Objective: Copy exactly, leaving out every image, the lines from the one with "Convert this chart to Apache ECharts code." through the one with "const lcd = [69, 62, 55, 48, 43];", inclusive.

Entries shown:
################
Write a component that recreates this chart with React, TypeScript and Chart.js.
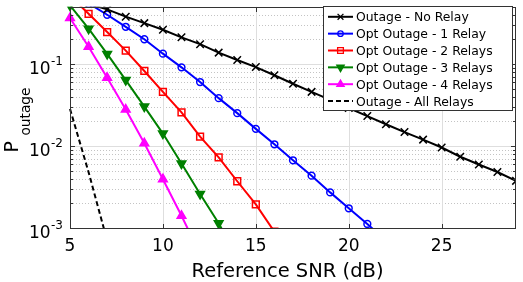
################
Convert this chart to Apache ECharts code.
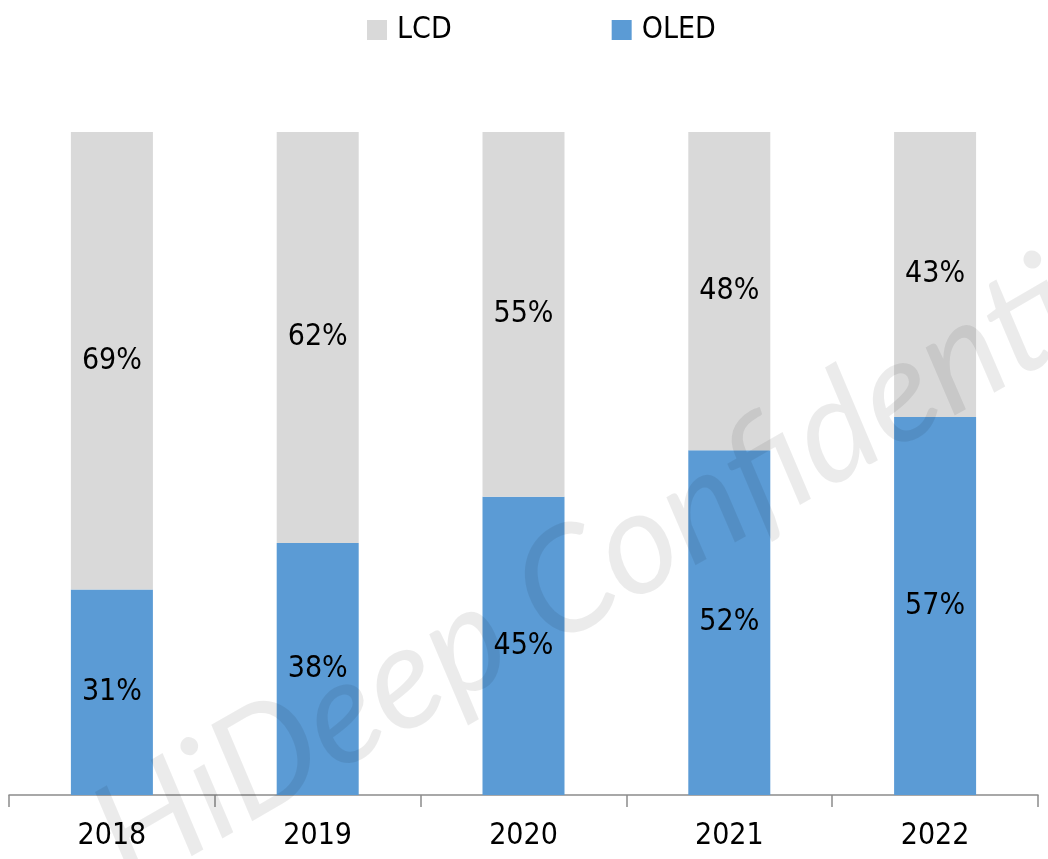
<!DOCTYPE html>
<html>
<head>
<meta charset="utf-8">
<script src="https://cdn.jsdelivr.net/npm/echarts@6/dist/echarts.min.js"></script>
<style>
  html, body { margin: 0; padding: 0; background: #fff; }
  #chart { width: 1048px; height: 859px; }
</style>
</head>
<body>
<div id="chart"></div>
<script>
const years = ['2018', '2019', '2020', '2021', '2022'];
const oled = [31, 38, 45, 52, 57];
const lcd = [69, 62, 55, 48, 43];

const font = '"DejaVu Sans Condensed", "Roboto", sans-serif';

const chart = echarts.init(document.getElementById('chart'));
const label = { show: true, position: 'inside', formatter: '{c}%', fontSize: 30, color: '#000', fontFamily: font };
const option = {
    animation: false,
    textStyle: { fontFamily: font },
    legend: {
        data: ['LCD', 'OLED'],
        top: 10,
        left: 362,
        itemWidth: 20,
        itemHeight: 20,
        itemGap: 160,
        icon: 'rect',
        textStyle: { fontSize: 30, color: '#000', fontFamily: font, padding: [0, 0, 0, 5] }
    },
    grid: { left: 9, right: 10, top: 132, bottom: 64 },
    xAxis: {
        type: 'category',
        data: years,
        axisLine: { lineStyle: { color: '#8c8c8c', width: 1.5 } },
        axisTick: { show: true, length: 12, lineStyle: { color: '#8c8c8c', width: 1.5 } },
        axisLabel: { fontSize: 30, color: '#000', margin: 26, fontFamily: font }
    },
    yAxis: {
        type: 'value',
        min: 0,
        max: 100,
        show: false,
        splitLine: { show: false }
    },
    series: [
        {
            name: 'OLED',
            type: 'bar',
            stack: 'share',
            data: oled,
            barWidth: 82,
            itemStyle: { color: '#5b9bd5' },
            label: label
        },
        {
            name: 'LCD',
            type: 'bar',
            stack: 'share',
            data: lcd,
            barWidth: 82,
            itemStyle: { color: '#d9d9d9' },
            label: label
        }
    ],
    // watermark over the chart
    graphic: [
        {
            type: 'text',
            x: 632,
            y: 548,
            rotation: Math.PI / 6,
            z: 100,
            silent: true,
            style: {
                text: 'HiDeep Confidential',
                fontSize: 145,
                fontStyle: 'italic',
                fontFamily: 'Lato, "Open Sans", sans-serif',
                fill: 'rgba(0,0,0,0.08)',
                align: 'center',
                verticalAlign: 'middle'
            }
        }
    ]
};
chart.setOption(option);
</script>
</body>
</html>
################
Solution to this task:
Convert this chart to Apache ECharts code.
<!DOCTYPE html>
<html>
<head>
<meta charset="utf-8">
<script src="https://cdn.jsdelivr.net/npm/echarts@6/dist/echarts.min.js"></script>
<style>
  html, body { margin: 0; padding: 0; background: #fff; }
  #chart { width: 1048px; height: 859px; }
</style>
</head>
<body>
<div id="chart"></div>
<script>
const years = ['2018', '2019', '2020', '2021', '2022'];
const oled = [31, 38, 45, 52, 57];
const lcd = [69, 62, 55, 48, 43];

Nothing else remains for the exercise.